You’ve done Dev D, Lootera, and Undekhi recently. We never really hear about the inside struggles of actors, not the stars. What made you believe that you could step into the entertainment industry and participate in it in a sustainable fashion?

The answer of this question must reflect my entire journey from childhood. I’ve been brought up in such a way in a family, my parents sent me for varied classes – music, drawing, table. I was also a gymnast in my childhood. I’ve been involved in such activities from childhood. I did many plays in my school. The journey of acting as a whole is an amalgamation of different art forms. As an actor, everything in life is related. Acting is an entire language, consisting of your body, heart, mind, understanding psychology. 

I started doing hardcore theatre in 1988 after Grade 10. I was doing theatre, including directing and acting. You end up being a theatre worker. I did college in the morning and then straight away, I was going to rehearsals, printing tickets, checking proofs – that was a completely analog era. You had to do everything on your own. 

In 1993, I went to the National School of Drama. I believe in studying and I believe immensely in that institution. I stayed in Delhi for three more years after that to do a lot more theatre. Then, I thought about doing cinema. I did Monsoon Wedding as my first film and then I moved to Delhi. Then that’s how the journey begins. I was already involved in significant films, whether the role was big or small. 

So it wasn’t a sudden thought entering my mind that I would go to Bombay and do films. It is a long journey. It was a very organic journey. I’m still connected with my life, my family, and friends. The learning is still on. This is not a part-time job that I do. I have studied this art thoroughly. I am also teaching also – I’ve coached also different actors – for Ishaqzaade, Arjun Kapoor; for Hasee Toh Phasee, Siddharth Malhotra and Parineeti Chopra; and I’ve done workshops for the Fukrey gang. I also do a lot of workshops for children and adults. I earn my bread and butter from this industry. My work has generated more work for me, so that is how it has worked. The support from my family and friends has also helped me in this journey because I have always been connected with them. 

What is the biggest learning lesson you give to an actor when coaching them – both from a technical aspect and from your personal journey?

Coaching can consist of ten days or one month – so I’m not teaching them acting. But it is important for the actor to know oneself. See, character build up is much more easy to do. I’m a practising actor so I know problem areas, where the actor may be getting confused – I try to solve those areas. I believe in basics. I try to coach and teach with the basics – listening to the co-actor’s dialogue carefully; going back to your own memory. Sometimes, you may have gone through something psychologically so you need to understand yourself is the core of acting. I go through that basic component. Know yourself so you don’t borrow someone else’s emotions. The emotion has to be yours. And I’m still learning every day. Every character throws me a challenge. 

So what is a more recent challenge and how did you overcome it?

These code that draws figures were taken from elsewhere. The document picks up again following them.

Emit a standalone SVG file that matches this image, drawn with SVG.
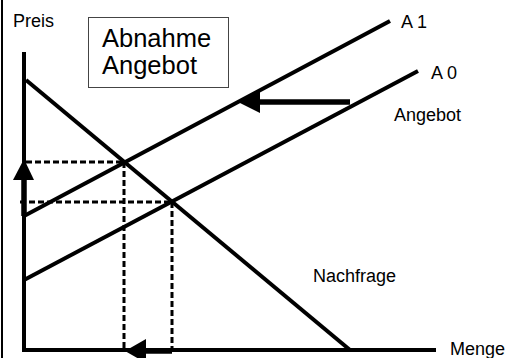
<svg xmlns="http://www.w3.org/2000/svg" width="506" height="358" viewBox="0 0 506 358">
<style>
.t{font-family:"Liberation Sans",Arial,sans-serif;font-size:18px;fill:#000}
.big{font-family:"Liberation Sans",Arial,sans-serif;font-size:25.5px;fill:#000}
.ln{stroke:#000;stroke-width:4;fill:none}
.ds{stroke:#000;stroke-width:3;fill:none;stroke-dasharray:6 3}
.th{stroke:#000;stroke-width:5.5;fill:none}
.hd{fill:#000;stroke:none}
</style>
<rect width="506" height="358" fill="#fff"/>
<line x1="2" y1="0" x2="2" y2="358" stroke="#000" stroke-width="2"/>
<g id="box">
<rect x="88.5" y="17.5" width="140" height="70" fill="#fff" stroke="#444" stroke-width="1"/>
<text class="big" x="102" y="47">Abnahme</text>
<text class="big" x="102" y="74">Angebot</text>
</g>
<g id="axes">
<line class="ln" x1="24" y1="52" x2="24" y2="352"/>
<line class="ln" x1="22" y1="350" x2="436" y2="350"/>
</g>
<g id="connectors">
<line class="ds" x1="26" y1="162" x2="124" y2="162"/>
<line class="ds" x1="124" y1="162" x2="124" y2="348"/>
<line class="ds" x1="20" y1="202" x2="172" y2="202"/>
<line class="ds" x1="172" y1="202" x2="172" y2="348"/>
<line id="nachfrage-line" class="ln" x1="26" y1="80" x2="350" y2="350"/>
<line id="a1-line" class="ln" x1="24" y1="216" x2="390" y2="21"/>
<line id="a0-line" class="ln" x1="24" y1="280" x2="418" y2="71"/>
<line class="th" x1="24" y1="216" x2="24" y2="175"/>
<polygon class="hd" points="24,159 13,180 34,180"/>
<line class="th" x1="172" y1="351" x2="142" y2="351"/>
<polygon class="hd" points="125,351 146,339 146,363"/>
<line class="th" x1="350" y1="102" x2="255" y2="102"/>
<polygon class="hd" points="238,102 260,91 260,113"/>
</g>
<g id="labels">
<text class="t" x="13" y="27">Preis</text>
<text class="t" x="401" y="28">A 1</text>
<text class="t" x="431" y="79">A 0</text>
<text class="t" x="394" y="121">Angebot</text>
<text class="t" x="313" y="282">Nachfrage</text>
<text class="t" x="450" y="355">Menge</text>
</g>
</svg>
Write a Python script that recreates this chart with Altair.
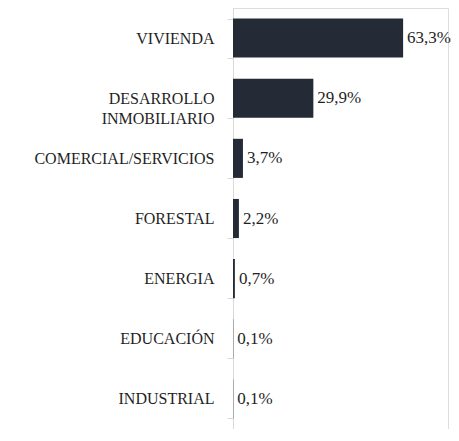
import altair as alt
import pandas as pd

categories = ["VIVIENDA", "DESARROLLO INMOBILIARIO", "COMERCIAL/SERVICIOS",
              "FORESTAL", "ENERGIA", "EDUCACIÓN", "INDUSTRIAL"]
values = [63.3, 29.9, 3.7, 2.2, 0.7, 0.1, 0.1]
labels = [f"{v:.1f}".replace(".", ",") + "%" for v in values]

df = pd.DataFrame({"cat": categories, "val": values, "lab": labels})

y_enc = alt.Y(
    "cat:N", sort=categories, title=None,
    scale=alt.Scale(paddingInner=0.35, paddingOuter=0.175),
    axis=alt.Axis(
        domainColor="#d9d9d9", tickColor="#d9d9d9", tickSize=6, tickBand="extent",
        labelFont="Liberation Serif", labelFontSize=16, labelColor="#1f1f1f",
        labelPadding=13, labelLineHeight=20, labelLimit=300,
        labelExpr="datum.label == 'DESARROLLO INMOBILIARIO' ? ['DESARROLLO', 'INMOBILIARIO'] : datum.label",
    ),
)
x_enc = alt.X("val:Q", scale=alt.Scale(domain=[0, 80]), axis=None)

bars = alt.Chart(df).mark_bar(color="#242a36").encode(x=x_enc, y=y_enc)
text = alt.Chart(df).mark_text(
    align="left", baseline="middle", dx=4, font="Liberation Serif",
    fontSize=17, color="#1f1f1f"
).encode(x=x_enc, y=alt.Y("cat:N", sort=categories), text="lab:N")

chart = (bars + text).properties(
    width=215, height=421,
    autosize=alt.AutoSizeParams(type="none"),
    padding={"left": 225, "top": 0, "right": 3, "bottom": 0},
).configure_view(stroke=None).configure(background="white")

chart.save("out.html", embed_options={"renderer": "svg", "actions": False})
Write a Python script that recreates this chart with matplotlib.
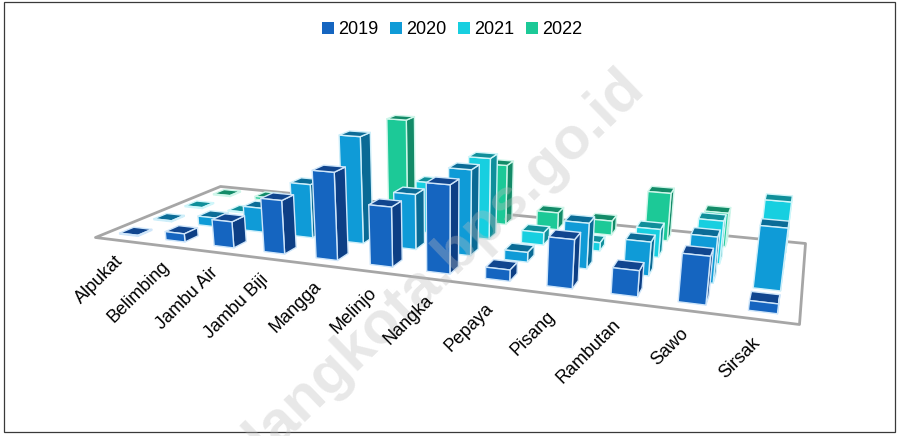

Characters throw you challenges because they are completely different human beings. Even two cops can be different – one from Punjab, one from Bengal. Don’t go by the uniform/the costume – they are two different human beings. Those are challenges for me and I try to be aware of making sure I am true to my character and not just the costume. 

Undekhi – everyone has been saying that they have not been able to take their eyes and ears off the show. How do you come out of a project like that and make sure it doesn’t affect you on a personal level?

Undekhi, yes, is getting a lot of applause from the viewers and the fraternity. The show is very relevant today – it is talking about a huge spectrum of our life, of our society. One is very powerful, rich; one is the oppressed and suppressed class. One murder is happening to end thousands of years of abuse; another murder is about the mind and how connected you are. Both are criminals yet both murderers are going through the experiences of what they just did very differently. 

As an actor, you cannot be judgmental when you are playing a character. As an actor, you cannot take a stance. But when I watch the show, as a human being, I realized how real it is. You realize you don’t want to be in this type of society. 

See, every human being is flawed and actors are flawed so when we play a character, we must bring those flaws to the surface and do justice to the character. 

But the overall experience of that shoot was fantastic because it was also a fantastic team.  It was such a light-hearted unit. Physically, it was raining, snowing – because we were shooting in Manali – but everyone was on the same page, and nobody was complaining so it was a fantastic experience.